The institution of the clock in lower levels, which has been discussed at South Dakota High School Activities Association meetings in recent years, would also put a stop to ingenious coaches halting the game or playing “stall ball” as it is affectionately called. Far too often, coaches sit on the ball in games where there is no shot clock. And who can blame them?
If I were coaching against a team with a big advantage in terms of talent compared to my squad, I would do the same thing to limit their opportunities. After all, a coach’s mission is to win the game at all costs.
But as fans and paying customers, we deserve better.
And it is not the fault of the coaches or players, but it’s the fault of basketball purists who don’t want to change. After all, college basketball didn’t institute a shot clock until 1985.
Or it could also be because in such money-tight times like now, it is not a necessity.

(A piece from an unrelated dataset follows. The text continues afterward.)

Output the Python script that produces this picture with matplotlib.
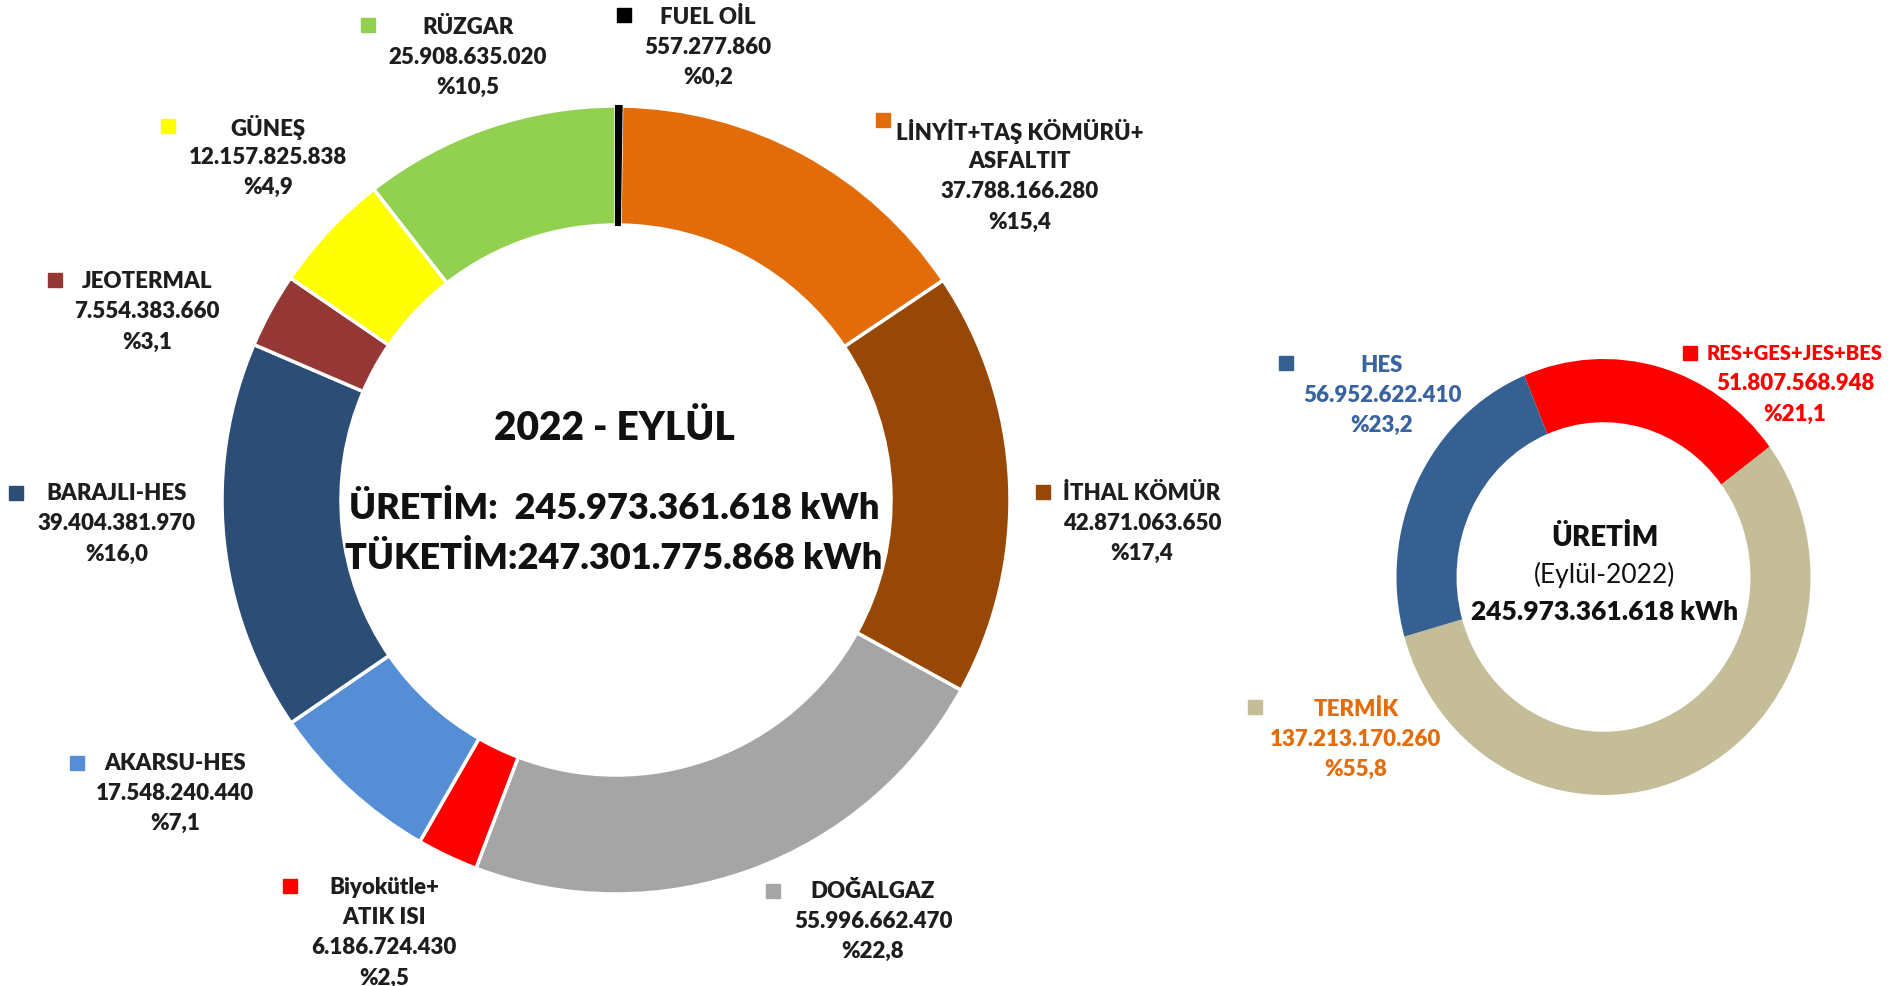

Some believe the greatest hindrance to the implementation of the shot clock at the bottom two levels of high school basketball in the state is money.
Mitchell Christian boys’ basketball coach Dennis Martin, whose team competes in Class B, said he would say yes to shot clocks if he had a vote, but understands that times are hard for schools.
“The con to adding the shot clock is that most schools are going to have a hard time funding it,” Martin said. “I think it’s been avoided at the lower schools, because all school boards are faced with budget concerns.”
While the financial burden school systems face is understandable, most people don’t care. As fans and consumers of the game, we want to see the best show possible and with no shot clock, that is impossible.